> **Set problem**
Copy out the listing in full, exactly as written, but not its pictures.

>> Start

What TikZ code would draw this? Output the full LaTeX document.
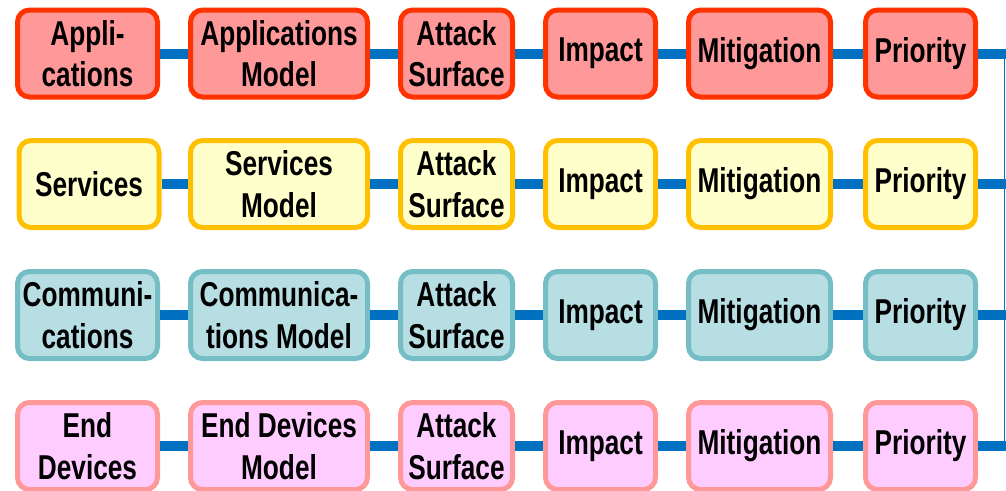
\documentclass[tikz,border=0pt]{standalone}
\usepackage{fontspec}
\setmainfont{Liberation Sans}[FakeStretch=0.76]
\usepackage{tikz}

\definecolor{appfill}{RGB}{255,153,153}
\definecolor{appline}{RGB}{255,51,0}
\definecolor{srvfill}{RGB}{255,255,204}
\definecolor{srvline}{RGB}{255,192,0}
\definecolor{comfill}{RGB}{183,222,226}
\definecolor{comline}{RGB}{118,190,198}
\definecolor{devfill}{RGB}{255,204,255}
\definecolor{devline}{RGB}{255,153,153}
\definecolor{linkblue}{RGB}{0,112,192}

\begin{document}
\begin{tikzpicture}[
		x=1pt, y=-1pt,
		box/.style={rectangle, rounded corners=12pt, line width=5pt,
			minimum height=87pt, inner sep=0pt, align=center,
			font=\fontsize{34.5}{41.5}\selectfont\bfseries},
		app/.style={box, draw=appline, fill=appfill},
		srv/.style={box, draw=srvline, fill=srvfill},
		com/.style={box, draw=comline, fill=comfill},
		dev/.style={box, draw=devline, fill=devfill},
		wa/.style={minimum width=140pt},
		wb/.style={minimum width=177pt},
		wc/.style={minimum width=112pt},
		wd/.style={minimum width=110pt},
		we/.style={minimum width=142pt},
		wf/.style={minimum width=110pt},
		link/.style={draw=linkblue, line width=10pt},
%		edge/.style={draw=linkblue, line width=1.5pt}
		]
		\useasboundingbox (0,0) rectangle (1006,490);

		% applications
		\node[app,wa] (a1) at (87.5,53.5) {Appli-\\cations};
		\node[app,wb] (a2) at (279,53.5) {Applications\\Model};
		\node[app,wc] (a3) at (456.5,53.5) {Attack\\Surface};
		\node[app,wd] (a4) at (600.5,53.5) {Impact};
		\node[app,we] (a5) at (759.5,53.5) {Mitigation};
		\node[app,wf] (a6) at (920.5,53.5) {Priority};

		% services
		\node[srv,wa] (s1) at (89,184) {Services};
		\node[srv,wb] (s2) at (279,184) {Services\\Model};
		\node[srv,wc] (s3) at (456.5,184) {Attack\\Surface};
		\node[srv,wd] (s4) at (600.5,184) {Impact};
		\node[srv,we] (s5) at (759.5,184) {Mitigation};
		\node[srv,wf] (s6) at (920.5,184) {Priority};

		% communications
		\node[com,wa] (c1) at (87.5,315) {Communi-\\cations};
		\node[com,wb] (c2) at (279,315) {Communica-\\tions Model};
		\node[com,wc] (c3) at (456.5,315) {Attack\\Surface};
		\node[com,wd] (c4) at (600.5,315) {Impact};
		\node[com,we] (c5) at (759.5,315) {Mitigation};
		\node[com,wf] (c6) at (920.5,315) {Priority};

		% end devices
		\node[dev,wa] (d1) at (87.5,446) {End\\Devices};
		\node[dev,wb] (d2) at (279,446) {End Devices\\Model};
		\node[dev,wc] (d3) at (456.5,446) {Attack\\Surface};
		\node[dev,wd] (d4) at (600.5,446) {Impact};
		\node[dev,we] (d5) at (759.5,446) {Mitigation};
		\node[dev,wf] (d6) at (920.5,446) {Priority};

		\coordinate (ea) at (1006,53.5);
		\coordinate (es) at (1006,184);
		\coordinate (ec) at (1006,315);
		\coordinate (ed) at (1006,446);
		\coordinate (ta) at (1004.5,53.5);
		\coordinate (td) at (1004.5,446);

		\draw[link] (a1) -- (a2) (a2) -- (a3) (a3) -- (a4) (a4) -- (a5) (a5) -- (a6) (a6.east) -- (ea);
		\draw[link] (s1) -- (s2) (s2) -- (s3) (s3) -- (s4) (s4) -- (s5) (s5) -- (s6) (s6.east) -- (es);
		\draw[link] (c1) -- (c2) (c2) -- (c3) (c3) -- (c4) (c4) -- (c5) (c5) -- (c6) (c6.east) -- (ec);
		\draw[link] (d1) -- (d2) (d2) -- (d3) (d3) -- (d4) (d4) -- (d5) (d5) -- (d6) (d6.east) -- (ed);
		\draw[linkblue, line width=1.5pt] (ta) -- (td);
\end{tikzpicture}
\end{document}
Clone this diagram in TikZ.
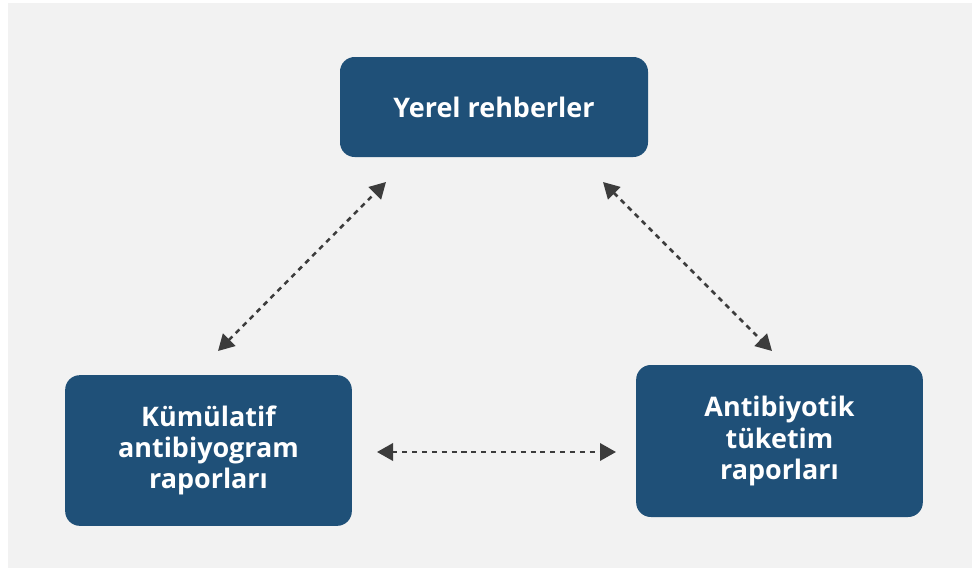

>> End

> **Correct response**
What TikZ code would draw this? Output the full LaTeX document.
\documentclass[tikz,border=0pt]{standalone}
\usepackage{fontspec}
\setmainfont{Liberation Sans}[FakeStretch=0.76]
\usepackage{tikz}

\definecolor{appfill}{RGB}{255,153,153}
\definecolor{appline}{RGB}{255,51,0}
\definecolor{srvfill}{RGB}{255,255,204}
\definecolor{srvline}{RGB}{255,192,0}
\definecolor{comfill}{RGB}{183,222,226}
\definecolor{comline}{RGB}{118,190,198}
\definecolor{devfill}{RGB}{255,204,255}
\definecolor{devline}{RGB}{255,153,153}
\definecolor{linkblue}{RGB}{0,112,192}

\begin{document}
\begin{tikzpicture}[
		x=1pt, y=-1pt,
		box/.style={rectangle, rounded corners=12pt, line width=5pt,
			minimum height=87pt, inner sep=0pt, align=center,
			font=\fontsize{34.5}{41.5}\selectfont\bfseries},
		app/.style={box, draw=appline, fill=appfill},
		srv/.style={box, draw=srvline, fill=srvfill},
		com/.style={box, draw=comline, fill=comfill},
		dev/.style={box, draw=devline, fill=devfill},
		wa/.style={minimum width=140pt},
		wb/.style={minimum width=177pt},
		wc/.style={minimum width=112pt},
		wd/.style={minimum width=110pt},
		we/.style={minimum width=142pt},
		wf/.style={minimum width=110pt},
		link/.style={draw=linkblue, line width=10pt},
%		edge/.style={draw=linkblue, line width=1.5pt}
		]
		\useasboundingbox (0,0) rectangle (1006,490);

		% applications
		\node[app,wa] (a1) at (87.5,53.5) {Appli-\\cations};
		\node[app,wb] (a2) at (279,53.5) {Applications\\Model};
		\node[app,wc] (a3) at (456.5,53.5) {Attack\\Surface};
		\node[app,wd] (a4) at (600.5,53.5) {Impact};
		\node[app,we] (a5) at (759.5,53.5) {Mitigation};
		\node[app,wf] (a6) at (920.5,53.5) {Priority};

		% services
		\node[srv,wa] (s1) at (89,184) {Services};
		\node[srv,wb] (s2) at (279,184) {Services\\Model};
		\node[srv,wc] (s3) at (456.5,184) {Attack\\Surface};
		\node[srv,wd] (s4) at (600.5,184) {Impact};
		\node[srv,we] (s5) at (759.5,184) {Mitigation};
		\node[srv,wf] (s6) at (920.5,184) {Priority};

		% communications
		\node[com,wa] (c1) at (87.5,315) {Communi-\\cations};
		\node[com,wb] (c2) at (279,315) {Communica-\\tions Model};
		\node[com,wc] (c3) at (456.5,315) {Attack\\Surface};
		\node[com,wd] (c4) at (600.5,315) {Impact};
		\node[com,we] (c5) at (759.5,315) {Mitigation};
		\node[com,wf] (c6) at (920.5,315) {Priority};

		% end devices
		\node[dev,wa] (d1) at (87.5,446) {End\\Devices};
		\node[dev,wb] (d2) at (279,446) {End Devices\\Model};
		\node[dev,wc] (d3) at (456.5,446) {Attack\\Surface};
		\node[dev,wd] (d4) at (600.5,446) {Impact};
		\node[dev,we] (d5) at (759.5,446) {Mitigation};
		\node[dev,wf] (d6) at (920.5,446) {Priority};

		\coordinate (ea) at (1006,53.5);
		\coordinate (es) at (1006,184);
		\coordinate (ec) at (1006,315);
		\coordinate (ed) at (1006,446);
		\coordinate (ta) at (1004.5,53.5);
		\coordinate (td) at (1004.5,446);

		\draw[link] (a1) -- (a2) (a2) -- (a3) (a3) -- (a4) (a4) -- (a5) (a5) -- (a6) (a6.east) -- (ea);
		\draw[link] (s1) -- (s2) (s2) -- (s3) (s3) -- (s4) (s4) -- (s5) (s5) -- (s6) (s6.east) -- (es);
		\draw[link] (c1) -- (c2) (c2) -- (c3) (c3) -- (c4) (c4) -- (c5) (c5) -- (c6) (c6.east) -- (ec);
		\draw[link] (d1) -- (d2) (d2) -- (d3) (d3) -- (d4) (d4) -- (d5) (d5) -- (d6) (d6.east) -- (ed);
		\draw[linkblue, line width=1.5pt] (ta) -- (td);
\end{tikzpicture}
\end{document}
Clone this diagram in TikZ.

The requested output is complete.